■ Extracted information ■

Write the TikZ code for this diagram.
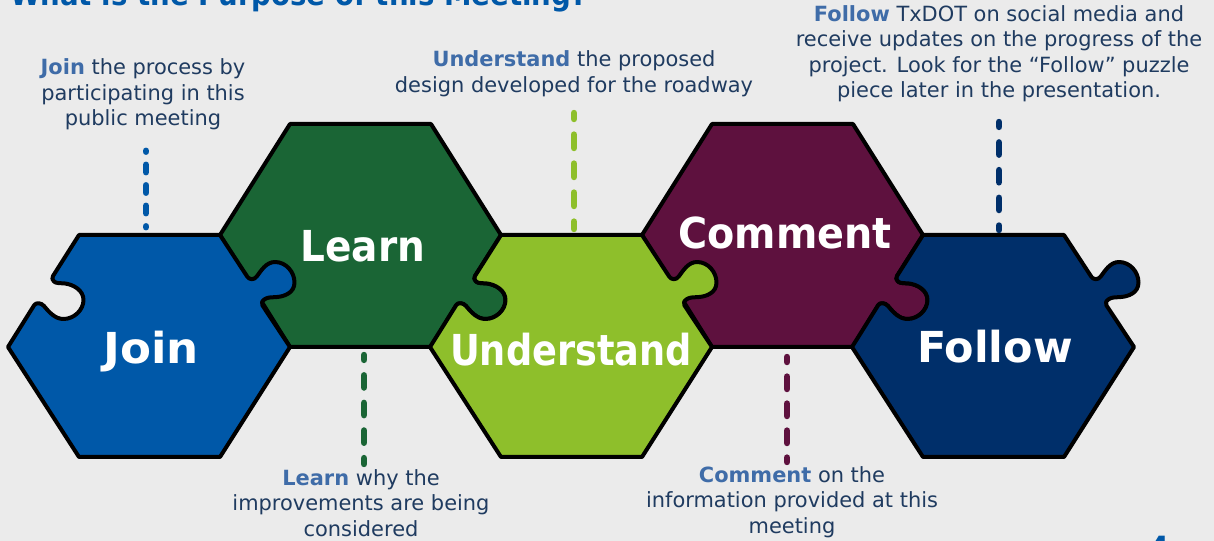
\documentclass[tikz,border=0pt]{standalone}
\usepackage{fontspec}
\setmainfont{DejaVu Sans}
\newfontfamily\condfont{DejaVu Sans Condensed}
\definecolor{bgc}{HTML}{EBEBEB}
\definecolor{joinc}{HTML}{0058A8}
\definecolor{learnc}{HTML}{1A6535}
\definecolor{underc}{HTML}{8EBF2B}
\definecolor{commentc}{HTML}{5E113E}
\definecolor{followc}{HTML}{002F6A}
\definecolor{txtc}{HTML}{1F3B60}
\definecolor{leadc}{HTML}{3F6CA8}
\tikzset{
  piece/.style={draw=black,line width=3pt,line join=round},
  bigword/.style={anchor=base,text=white,font=\condfont\fontsize{32pt}{36pt}\selectfont\bfseries,inner sep=0pt},
  note/.style={text=txtc,align=center,inner sep=0pt,font=\fontsize{15.7pt}{19.1pt}\selectfont},
  link/.style={line width=5.2pt,line cap=round},
}
\newcommand{\lead}[1]{\textcolor{leadc}{\textbf{#1}}}
\newcommand{\bottompiece}[1]{%
  \path[piece,fill=#1] (79,235) -- (220,235) -- (247.3,276.7)
    .. controls (249,279.5) and (254,280.5) .. (256.7,276.5)
    .. controls (261,271) and (266,262) .. (275,262)
    .. controls (286,262) and (294.5,272) .. (294.5,282.5)
    .. controls (294.5,293) and (284,296.5) .. (277,297)
    .. controls (272,297.5) and (268,297) .. (265,299)
    .. controls (262,301) and (261,303) .. (262.5,305.5)
    -- (290,347) -- (220,457) -- (79,457) -- (8,347) -- (34.3,305)
    .. controls (36,302.5) and (41,302.5) .. (44,306)
    .. controls (49,312) and (55,319) .. (63.5,319)
    .. controls (74,319) and (83.5,310) .. (83.5,300)
    .. controls (83.5,290) and (73,284.5) .. (65,283.5)
    .. controls (60,283) and (56,283.5) .. (54,281.5)
    .. controls (52,280) and (52,278) .. (53,276) -- cycle;}
\newcommand{\toppiece}[1]{%
  \path[piece,fill=#1] (290,124) -- (431,124) -- (501,235) -- (475,276)
    .. controls (474,278) and (474,280) .. (476,281.5)
    .. controls (478,283.5) and (482,283) .. (487,283.5)
    .. controls (495,284.5) and (505.5,290) .. (505.5,300)
    .. controls (505.5,310) and (496,319) .. (485.5,319)
    .. controls (477,319) and (471,312) .. (466,306)
    .. controls (463,302.5) and (458,302.5) .. (456.3,305)
    -- (431,347) -- (290,347) -- (220,235) -- cycle;}
\begin{document}
\begin{tikzpicture}[x=0.75pt,y=-0.75pt]
\useasboundingbox (0,0) rectangle (1214,541);
\clip (0,0) rectangle (1214,541);
\fill[bgc] (0,0) rectangle (1214,541);
% title and page number, both cut by the frame
\node[anchor=base west,inner sep=0pt,text=joinc,font=\condfont\fontsize{23pt}{26pt}\selectfont\bfseries] (title) at (10,6) {What is the Purpose of this Meeting?};
\node[anchor=base,inner sep=0pt,text=joinc,font=\condfont\fontsize{24pt}{26pt}\selectfont\bfseries] (pagenum) at (1160,559) {4};
% pieces
\toppiece{learnc}
\begin{scope}[shift={(422,0)}]\toppiece{commentc}\end{scope}
\bottompiece{joinc}
\begin{scope}[shift={(422,0)}]\bottompiece{underc}\end{scope}
\begin{scope}[shift={(844,0)}]\bottompiece{followc}\end{scope}
% piece words
\node[bigword] (wjoin) at (151,364) {\scalebox{1.175}[1]{Join}};
\node[bigword] (wlearn) at (363,262) {\scalebox{1.016}[1]{Learn}};
\node[bigword] (wunder) at (571,366) {\scalebox{0.956}[1]{Understand}};
\node[bigword] (wcomment) at (785,249) {\scalebox{1.034}[1]{Comment}};
\node[bigword] (wfollow) at (995,363) {\scalebox{1.117}[1]{Follow}};
% notes
\node[note] (njoin) at (143,94.5) {\lead{Join} the process by\\participating in this\\public meeting};
\node[note] (nunder) at (574,73.5) {\lead{Understand} the proposed\\design developed for the roadway};
\node[note] (nfollow) at (999,53.5) {\lead{Follow} TxDOT on social media and\\receive updates on the progress of the\\project. Look for the “Follow” puzzle\\piece later in the presentation.};
\node[note] (nlearn) at (361,503) {\lead{Learn} why the\\improvements are being\\considered};
\node[note] (ncomment) at (792,502) {\lead{Comment} on the\\information provided at this\\meeting};
% connector ends
\coordinate (ja) at (146,151); \coordinate (jb) at (146,227);
\coordinate (la) at (364,355.25); \coordinate (lb) at (364,463.75);
\coordinate (ua) at (574,113.25); \coordinate (ub) at (574,228.75);
\coordinate (ca) at (787,357.25); \coordinate (cb) at (787,461.75);
\coordinate (fa) at (999,122.25); \coordinate (fb) at (999,229.75);
\draw[link,joinc,dash pattern=on 5.25pt off 10.125pt,dash phase=4.875pt] (ja) -- (jb);
\draw[link,learnc,dash pattern=on 8.85pt off 11.85pt,dash phase=5.5pt] (la) -- (lb);
\draw[link,underc,dash pattern=on 9.75pt off 12pt,dash phase=5.6pt] (ua) -- (ub);
\draw[link,commentc,dash pattern=on 9pt off 11.25pt,dash phase=5.6pt] (ca) -- (cb);
\draw[link,followc,dash pattern=on 8.85pt off 11.93pt,dash phase=5.5pt] (fa) -- (fb);
\end{tikzpicture}
\end{document}
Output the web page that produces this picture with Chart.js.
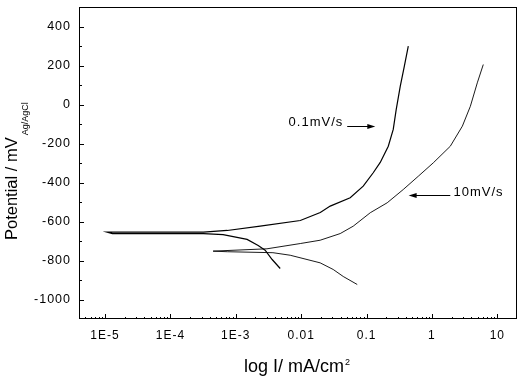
<!DOCTYPE html>
<html>
<head>
<meta charset="utf-8">
<script src="https://cdn.jsdelivr.net/npm/chart.js@4.4.1/dist/chart.umd.min.js"></script>
<style>
  html, body { margin: 0; padding: 0; background: #fff; }
  #wrap { width: 520px; height: 382px; }
</style>
</head>
<body>
<div id="wrap"><canvas id="chart" width="520" height="382"></canvas></div>
<script>
// Polarization curves: current density (mA/cm2) vs potential (mV)
// points run from the cathodic end, through Ecorr, up the anodic branch
const slowCurrent = [4.78e-3, 3.6e-3, 2.81e-3, 2.2e-3, 1.49e-3, 6.4e-4, 3.2e-4, 1.3e-5, 1.07e-5, 3.2e-4,
    7.4e-4, 2.36e-3, 9.7e-3, 0.0196, 0.0278, 0.0562, 0.0889, 0.1265, 0.162, 0.215, 0.256, 0.284, 0.328, 0.378, 0.435];
const slowPotential = [-841, -795, -747, -723, -692, -667, -662, -662, -654, -654,
    -646, -624, -595, -554, -521, -478, -419, -350, -297, -214, -128, -26, 94, 196, 299];

const fastCurrent = [0.072, 0.044, 0.0309, 0.0195, 6.8e-3, 3.7e-3, 7.4e-4, 4.5e-4,
    3.0e-3, 9.7e-3, 0.0195, 0.0395, 0.0625, 0.114, 0.207, 0.364, 0.618, 1.05, 1.91, 2.92, 3.87, 4.94, 6.1];
const fastPotential = [-923, -882, -846, -812, -773, -760, -755, -752,
    -740, -713, -696, -662, -624, -555, -504, -436, -368, -299, -214, -111, -9, 111, 205];

const seriesNames = ['0.1mV/s', '10mV/s'];

// axis ticks
const xTickValues = [1e-5, 1e-4, 1e-3, 0.01, 0.1, 1, 10];
const xTickLabels = ['1E-5', '1E-4', '1E-3', '0.01', '0.1', '1', '10'];
const yTickValues = [-1000, -800, -600, -400, -200, 0, 200, 400];

// arrow labels, placed in data units
const notes = [
    { text: seriesNames[0], at: [0.044, -92], align: 'right', from: [0.0506, -112], to: [0.136, -112] },
    { text: seriesNames[1], at: [2.14, -453], align: 'left', from: [1.91, -465], to: [0.44, -465] }
];

const FONT = '"Liberation Sans", Arial, sans-serif';
Chart.defaults.font.family = FONT;
Chart.defaults.color = '#000';

const toPoints = (xs, ys) => xs.map((v, i) => ({ x: v, y: ys[i] }));

// ticks point inwards, box on all four sides, titles with sub/superscripts
const framePlugin = {
    id: 'frame',
    beforeDraw(chart) {
        chart.ctx.letterSpacing = '1px';
    },
    afterDraw(chart) {
        const { ctx, chartArea: a, scales: { x, y } } = chart;
        ctx.save();
        ctx.letterSpacing = '0px';
        ctx.strokeStyle = '#000';
        ctx.fillStyle = '#000';
        ctx.lineWidth = 1;
        ctx.strokeRect(a.left + 0.5, a.top + 0.5, a.right - a.left - 1, a.bottom - a.top - 1);

        ctx.beginPath();
        yTickValues.forEach((v) => {
            const py = Math.round(y.getPixelForValue(v)) + 0.5;
            ctx.moveTo(a.left, py); ctx.lineTo(a.left + 5, py);
            const mv = v + 100;
            if (mv < y.max) {
                const pm = Math.round(y.getPixelForValue(mv)) + 0.5;
                ctx.moveTo(a.left, pm); ctx.lineTo(a.left + 3, pm);
            }
        });
        xTickValues.forEach((v) => {
            const px = Math.round(x.getPixelForValue(v)) + 0.5;
            ctx.moveTo(px, a.bottom); ctx.lineTo(px, a.bottom - 5);
        });
        for (let d = 1e-6; d <= 10; d *= 10) {
            for (let k = 2; k <= 9; k++) {
                const v = k * d;
                if (v <= x.min || v >= x.max) continue;
                const px = Math.round(x.getPixelForValue(v)) + 0.5;
                ctx.moveTo(px, a.bottom); ctx.lineTo(px, a.bottom - 2);
            }
        }
        ctx.stroke();

        // arrow annotations
        ctx.font = '13px ' + FONT;
        ctx.letterSpacing = '1px';
        ctx.textBaseline = 'middle';
        notes.forEach((n) => {
            ctx.textAlign = n.align;
            ctx.fillText(n.text, x.getPixelForValue(n.at[0]), y.getPixelForValue(n.at[1]));
            const x0 = x.getPixelForValue(n.from[0]);
            const x1 = x.getPixelForValue(n.to[0]);
            const py = Math.round(y.getPixelForValue(n.to[1])) + 0.5;
            const dir = Math.sign(x1 - x0);
            ctx.beginPath();
            ctx.moveTo(x0, py); ctx.lineTo(x1 - dir * 4, py);
            ctx.stroke();
            ctx.beginPath();
            ctx.moveTo(x1, py);
            ctx.lineTo(x1 - dir * 8, py - 2.5);
            ctx.lineTo(x1 - dir * 8, py + 2.5);
            ctx.closePath();
            ctx.fill();
        });
        ctx.letterSpacing = '0px';

        // y title: Potential / mV with Ag/AgCl subscript
        ctx.save();
        ctx.translate(17, 240);
        ctx.rotate(-Math.PI / 2);
        ctx.textAlign = 'left';
        ctx.textBaseline = 'alphabetic';
        ctx.font = '16.5px ' + FONT;
        const mainY = 'Potential / mV';
        ctx.fillText(mainY, 0, 0);
        const wy = ctx.measureText(mainY).width;
        ctx.font = '9px ' + FONT;
        ctx.fillText('Ag/AgCl', wy + 2, 11);
        ctx.restore();

        // x title: log I/ mA/cm2
        ctx.textAlign = 'left';
        ctx.textBaseline = 'alphabetic';
        ctx.font = '18px ' + FONT;
        const mainX = 'log I/ mA/cm';
        ctx.fillText(mainX, 244, 372);
        const wx = ctx.measureText(mainX).width;
        ctx.font = '9px ' + FONT;
        ctx.fillText('2', 244 + wx + 1, 365);
        ctx.restore();
    }
};

new Chart(document.getElementById('chart'), {
    type: 'scatter',
    data: {
        datasets: [
            {
                label: seriesNames[0],
                data: toPoints(slowCurrent, slowPotential),
                showLine: true,
                borderColor: '#000',
                borderWidth: 1.2,
                pointRadius: 0,
                tension: 0
            },
            {
                label: seriesNames[1],
                data: toPoints(fastCurrent, fastPotential),
                showLine: true,
                borderColor: '#000',
                borderWidth: 0.9,
                pointRadius: 0,
                tension: 0
            }
        ]
    },
    options: {
        responsive: false,
        animation: false,
        devicePixelRatio: 1,
        layout: { padding: { top: 7, right: 3, left: 0, bottom: 0 } },
        plugins: {
            legend: { display: false },
            tooltip: { enabled: false }
        },
        scales: {
            x: {
                type: 'logarithmic',
                min: 4e-6,
                max: 20,
                grid: { display: false, drawTicks: false },
                border: { display: false },
                afterBuildTicks: (scale) => { scale.ticks = xTickValues.map((v) => ({ value: v })); },
                afterFit: (scale) => {
                    scale.height = 63;
                    scale.paddingLeft = 0;
                    scale.paddingRight = 0;
                },
                ticks: {
                    autoSkip: false,
                    maxRotation: 0,
                    padding: 9,
                    font: { size: 12 },
                    callback: (value, index) => xTickLabels[index]
                }
            },
            y: {
                min: -1100,
                max: 500,
                grid: { display: false, drawTicks: false },
                border: { display: false },
                afterBuildTicks: (scale) => { scale.ticks = yTickValues.map((v) => ({ value: v })); },
                afterFit: (scale) => {
                    scale.width = 79;
                    scale.paddingTop = 0;
                    scale.paddingBottom = 0;
                },
                ticks: {
                    padding: 8,
                    font: { size: 12.5 },
                    callback: (value) => String(value)
                }
            }
        }
    },
    plugins: [framePlugin]
});
</script>
</body>
</html>
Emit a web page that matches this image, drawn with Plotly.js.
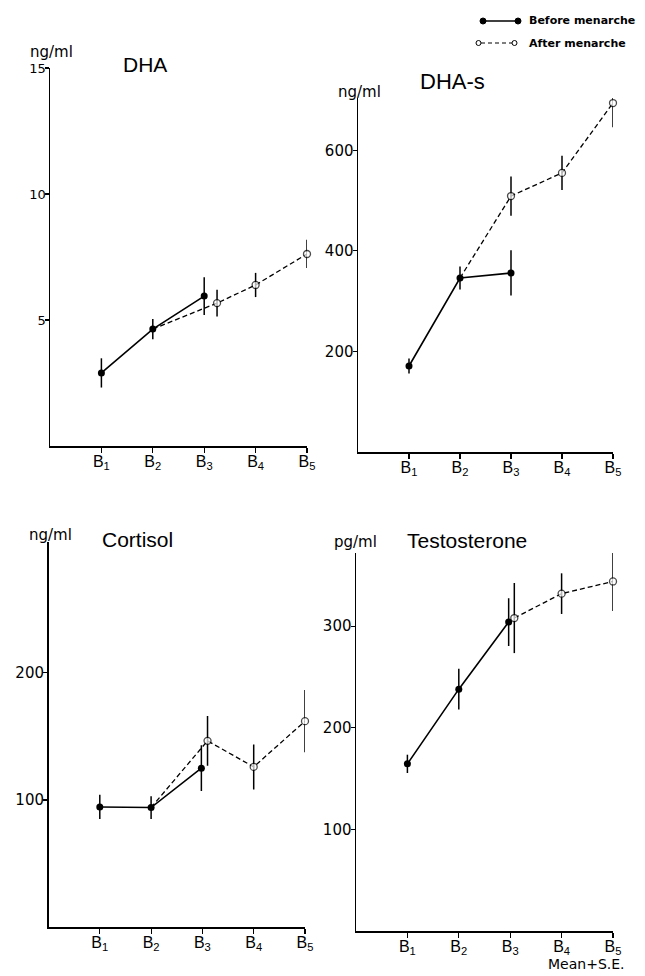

■ Brief ■
Repeat only the lines from the one with "Output the web" down to the one with "94, 196, 299];", word for word and both included, and leave the pictures out.

■ Exercise solution ■
Output the web page that produces this picture with Chart.js.
<!DOCTYPE html>
<html>
<head>
<meta charset="utf-8">
<script src="https://cdn.jsdelivr.net/npm/chart.js@4.4.1/dist/chart.umd.min.js"></script>
<style>
  html, body { margin: 0; padding: 0; background: #fff; }
  #wrap { width: 520px; height: 382px; }
</style>
</head>
<body>
<div id="wrap"><canvas id="chart" width="520" height="382"></canvas></div>
<script>
// Polarization curves: current density (mA/cm2) vs potential (mV)
// points run from the cathodic end, through Ecorr, up the anodic branch
const slowCurrent = [4.78e-3, 3.6e-3, 2.81e-3, 2.2e-3, 1.49e-3, 6.4e-4, 3.2e-4, 1.3e-5, 1.07e-5, 3.2e-4,
    7.4e-4, 2.36e-3, 9.7e-3, 0.0196, 0.0278, 0.0562, 0.0889, 0.1265, 0.162, 0.215, 0.256, 0.284, 0.328, 0.378, 0.435];
const slowPotential = [-841, -795, -747, -723, -692, -667, -662, -662, -654, -654,
    -646, -624, -595, -554, -521, -478, -419, -350, -297, -214, -128, -26, 94, 196, 299];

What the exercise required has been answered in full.